- USCIS Announces Proposed Rule that May Impact H-1B Visa Lottery Process in 2019
- December 13, 2018 | Author: Sharon Dudee Barney
- Law Firm: Leech Tishman Fuscaldo & Lampl, LLC - State College Office
On November 30, 2018, U.S. Citizenship and Immigration Services (“USCIS”) announced a notice of proposed rulemaking that may impact the H-1B visa lottery process as early as 2019. The proposed rule was published on December 3, 2018, and public comments will be accepted until January 2, 2019.
In its notice, USCIS announced two major changes to the H-1B visa lottery process: an electronic registration requirement for petitioners and a reversal in how petitions are selected in the lottery.

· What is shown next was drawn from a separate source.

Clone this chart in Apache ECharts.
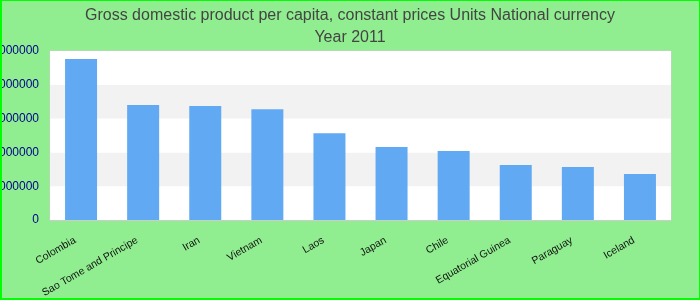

USCIS is proposing that all petitioners who intend to file an H-1B petition for FY2020 must register through an electronic registration system, which would be opened at least 14 days before the first day of filing of April 1, 2019. By registering, petitioners must provide information about the intended beneficiary, including whether the beneficiary has a master’s degree from a U.S.-based institution. USCIS will pick the registered petitioners in the H-1B lottery and will provide notification in advance if they are selected. As USCIS notes in its notice, the registration requirement is unlikely to be implemented by March 2019, given the tight timeline needed for necessary rule-making, but it is possible.
Additionally, in its proposed rule, USCIS announced that it will reverse the way that it selects H-1B petitions in the lottery. Currently, as outlined in the Immigration and Nationality Act (“INA”), USCIS must allocate and select the 20,000 visas available for U.S. master’s degrees individuals before selecting the remaining 65,000 visa holders towards the H-1B visa cap. However, in the proposed rule, USCIS indicates that it will conduct the lottery towards the 65,000 cap first, before running the second lottery allocation on the remaining 20,000 visa available. USCIS indicated that the intention was to increase the number of H-1Bs allocated to U.S. master’s degree holders, but it is unclear how U.S. master’s degree holders may be more or less skilled for specific positions than those with bachelor’s degrees or doctorate degrees and should be preferred over others for “specialty occupation” jobs. As noted, the proposed rule appears to run contrary to the INA, and it will most likely be judicially challenged.
While it is unclear whether the proposed changes will be implemented by April 1, 2019, employers must be prepared regardless.